> Problem: Leaving the pictures out, print the lines from the first line of the listing through the line containing "38, 39, 40];", exactly as they read, and no others.

:: Collected data

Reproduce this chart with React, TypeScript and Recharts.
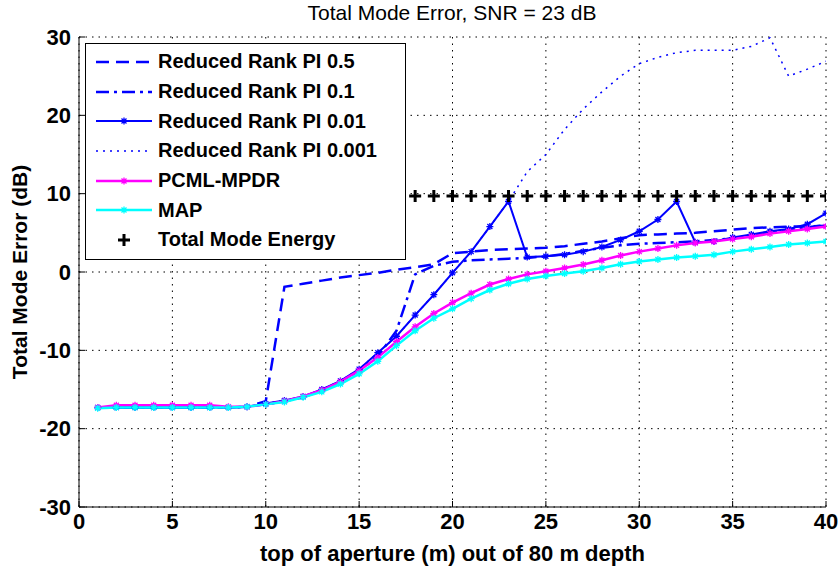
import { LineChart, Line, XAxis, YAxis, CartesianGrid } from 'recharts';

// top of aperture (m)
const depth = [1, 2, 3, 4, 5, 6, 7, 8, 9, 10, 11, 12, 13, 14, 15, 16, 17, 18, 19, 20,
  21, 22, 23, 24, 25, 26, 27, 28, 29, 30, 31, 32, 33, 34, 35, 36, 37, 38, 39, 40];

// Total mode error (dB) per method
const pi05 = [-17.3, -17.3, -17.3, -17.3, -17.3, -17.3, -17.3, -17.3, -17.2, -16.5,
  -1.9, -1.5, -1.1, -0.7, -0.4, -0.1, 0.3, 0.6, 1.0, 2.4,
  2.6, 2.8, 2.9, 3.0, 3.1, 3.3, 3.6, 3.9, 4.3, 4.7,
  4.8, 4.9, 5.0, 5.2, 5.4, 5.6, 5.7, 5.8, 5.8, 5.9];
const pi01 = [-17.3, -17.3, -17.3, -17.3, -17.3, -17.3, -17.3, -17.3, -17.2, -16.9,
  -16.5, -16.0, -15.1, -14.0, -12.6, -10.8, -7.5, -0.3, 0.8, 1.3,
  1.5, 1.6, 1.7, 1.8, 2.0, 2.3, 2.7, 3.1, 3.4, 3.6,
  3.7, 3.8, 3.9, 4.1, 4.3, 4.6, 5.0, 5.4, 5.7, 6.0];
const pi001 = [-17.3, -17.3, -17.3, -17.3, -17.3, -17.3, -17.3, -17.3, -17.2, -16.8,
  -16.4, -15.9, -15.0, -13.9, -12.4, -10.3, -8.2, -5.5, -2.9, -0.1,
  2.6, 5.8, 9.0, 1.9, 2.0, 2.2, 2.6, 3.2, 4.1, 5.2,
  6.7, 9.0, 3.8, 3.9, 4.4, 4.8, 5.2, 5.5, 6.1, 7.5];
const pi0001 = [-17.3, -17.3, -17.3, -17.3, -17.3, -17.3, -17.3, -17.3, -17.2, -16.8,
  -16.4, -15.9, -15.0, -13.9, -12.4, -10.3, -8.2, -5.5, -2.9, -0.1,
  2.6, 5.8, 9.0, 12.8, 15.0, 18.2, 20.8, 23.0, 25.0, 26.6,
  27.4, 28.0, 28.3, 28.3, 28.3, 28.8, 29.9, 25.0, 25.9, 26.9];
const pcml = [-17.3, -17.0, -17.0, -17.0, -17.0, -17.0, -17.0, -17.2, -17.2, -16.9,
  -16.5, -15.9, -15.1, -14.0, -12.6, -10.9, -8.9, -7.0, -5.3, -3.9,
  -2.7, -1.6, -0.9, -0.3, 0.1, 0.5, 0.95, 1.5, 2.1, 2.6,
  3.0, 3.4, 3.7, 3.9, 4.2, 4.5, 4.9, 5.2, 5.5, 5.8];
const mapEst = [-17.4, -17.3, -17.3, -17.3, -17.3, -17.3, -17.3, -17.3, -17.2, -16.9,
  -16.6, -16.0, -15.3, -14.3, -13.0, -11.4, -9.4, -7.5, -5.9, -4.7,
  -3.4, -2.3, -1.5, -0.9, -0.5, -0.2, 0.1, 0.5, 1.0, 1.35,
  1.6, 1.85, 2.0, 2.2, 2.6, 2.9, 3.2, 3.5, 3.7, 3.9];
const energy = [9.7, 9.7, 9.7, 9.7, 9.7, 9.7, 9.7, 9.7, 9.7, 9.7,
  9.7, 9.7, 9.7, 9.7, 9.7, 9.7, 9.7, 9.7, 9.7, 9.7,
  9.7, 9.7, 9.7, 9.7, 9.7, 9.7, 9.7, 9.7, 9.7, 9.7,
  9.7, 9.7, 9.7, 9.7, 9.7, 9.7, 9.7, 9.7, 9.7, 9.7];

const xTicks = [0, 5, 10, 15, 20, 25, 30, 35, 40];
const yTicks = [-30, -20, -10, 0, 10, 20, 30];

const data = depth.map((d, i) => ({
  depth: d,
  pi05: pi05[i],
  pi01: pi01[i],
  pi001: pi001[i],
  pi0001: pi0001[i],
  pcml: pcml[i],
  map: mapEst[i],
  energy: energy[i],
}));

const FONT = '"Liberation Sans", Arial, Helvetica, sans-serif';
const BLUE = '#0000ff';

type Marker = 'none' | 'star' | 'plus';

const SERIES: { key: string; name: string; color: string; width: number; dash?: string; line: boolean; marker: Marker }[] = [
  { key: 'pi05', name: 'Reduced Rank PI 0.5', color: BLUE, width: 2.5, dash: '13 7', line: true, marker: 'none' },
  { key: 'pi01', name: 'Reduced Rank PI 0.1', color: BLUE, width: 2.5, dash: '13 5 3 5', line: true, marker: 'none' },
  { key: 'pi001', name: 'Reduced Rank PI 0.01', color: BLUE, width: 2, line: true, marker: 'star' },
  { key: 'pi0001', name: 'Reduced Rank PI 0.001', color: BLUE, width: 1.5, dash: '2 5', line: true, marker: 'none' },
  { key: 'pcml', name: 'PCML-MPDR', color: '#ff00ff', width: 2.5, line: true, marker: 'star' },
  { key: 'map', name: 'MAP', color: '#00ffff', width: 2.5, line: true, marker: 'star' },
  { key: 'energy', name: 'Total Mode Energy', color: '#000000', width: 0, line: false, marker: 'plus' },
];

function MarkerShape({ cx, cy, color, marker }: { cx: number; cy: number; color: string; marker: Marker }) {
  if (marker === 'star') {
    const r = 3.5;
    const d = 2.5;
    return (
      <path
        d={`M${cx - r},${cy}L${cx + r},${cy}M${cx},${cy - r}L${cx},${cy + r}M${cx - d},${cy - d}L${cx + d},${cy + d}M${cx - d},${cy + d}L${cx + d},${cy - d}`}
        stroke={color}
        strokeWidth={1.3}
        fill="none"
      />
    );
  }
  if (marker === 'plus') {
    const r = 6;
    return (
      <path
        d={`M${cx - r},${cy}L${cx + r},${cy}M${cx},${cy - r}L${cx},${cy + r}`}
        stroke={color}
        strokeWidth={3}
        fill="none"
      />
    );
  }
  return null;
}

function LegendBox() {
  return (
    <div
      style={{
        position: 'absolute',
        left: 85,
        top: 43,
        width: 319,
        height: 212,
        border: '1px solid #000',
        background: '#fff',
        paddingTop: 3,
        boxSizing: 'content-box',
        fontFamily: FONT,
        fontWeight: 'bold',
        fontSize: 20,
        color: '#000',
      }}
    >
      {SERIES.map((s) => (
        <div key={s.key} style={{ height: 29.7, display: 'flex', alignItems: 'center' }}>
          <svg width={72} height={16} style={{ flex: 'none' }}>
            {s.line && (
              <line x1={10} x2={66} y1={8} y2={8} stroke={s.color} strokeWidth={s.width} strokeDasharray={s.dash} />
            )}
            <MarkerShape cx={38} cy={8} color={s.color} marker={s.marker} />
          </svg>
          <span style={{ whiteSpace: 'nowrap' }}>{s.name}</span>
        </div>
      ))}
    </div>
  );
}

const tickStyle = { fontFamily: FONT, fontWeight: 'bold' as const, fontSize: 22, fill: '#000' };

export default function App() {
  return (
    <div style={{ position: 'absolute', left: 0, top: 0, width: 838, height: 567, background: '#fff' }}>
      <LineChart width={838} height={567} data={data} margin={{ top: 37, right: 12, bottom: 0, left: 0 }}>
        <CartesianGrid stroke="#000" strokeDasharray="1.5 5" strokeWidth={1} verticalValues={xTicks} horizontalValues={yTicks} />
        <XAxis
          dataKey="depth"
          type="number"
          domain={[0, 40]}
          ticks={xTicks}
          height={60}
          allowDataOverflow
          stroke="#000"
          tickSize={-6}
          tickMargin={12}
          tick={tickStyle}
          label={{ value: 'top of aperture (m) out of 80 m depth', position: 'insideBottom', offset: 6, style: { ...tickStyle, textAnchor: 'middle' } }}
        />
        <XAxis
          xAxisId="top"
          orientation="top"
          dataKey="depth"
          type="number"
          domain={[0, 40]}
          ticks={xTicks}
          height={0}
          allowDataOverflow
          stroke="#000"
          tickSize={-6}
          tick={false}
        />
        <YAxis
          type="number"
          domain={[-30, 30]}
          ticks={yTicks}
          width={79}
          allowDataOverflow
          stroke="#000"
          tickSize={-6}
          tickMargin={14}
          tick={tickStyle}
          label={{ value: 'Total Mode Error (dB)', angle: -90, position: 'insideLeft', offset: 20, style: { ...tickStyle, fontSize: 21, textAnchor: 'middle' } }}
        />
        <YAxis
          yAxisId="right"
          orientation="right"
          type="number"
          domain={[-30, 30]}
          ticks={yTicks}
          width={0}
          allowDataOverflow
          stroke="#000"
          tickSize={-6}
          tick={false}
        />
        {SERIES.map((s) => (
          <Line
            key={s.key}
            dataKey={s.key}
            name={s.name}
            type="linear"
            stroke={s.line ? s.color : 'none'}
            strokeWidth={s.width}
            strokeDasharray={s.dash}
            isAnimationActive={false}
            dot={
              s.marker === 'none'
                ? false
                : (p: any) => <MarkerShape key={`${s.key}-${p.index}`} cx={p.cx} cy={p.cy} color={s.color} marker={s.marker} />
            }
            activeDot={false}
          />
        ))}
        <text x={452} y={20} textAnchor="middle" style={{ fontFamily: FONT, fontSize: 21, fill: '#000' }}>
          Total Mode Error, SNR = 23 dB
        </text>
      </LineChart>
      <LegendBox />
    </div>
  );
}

::::

> Result:
Reproduce this chart with React, TypeScript and Recharts.
import { LineChart, Line, XAxis, YAxis, CartesianGrid } from 'recharts';

// top of aperture (m)
const depth = [1, 2, 3, 4, 5, 6, 7, 8, 9, 10, 11, 12, 13, 14, 15, 16, 17, 18, 19, 20,
  21, 22, 23, 24, 25, 26, 27, 28, 29, 30, 31, 32, 33, 34, 35, 36, 37, 38, 39, 40];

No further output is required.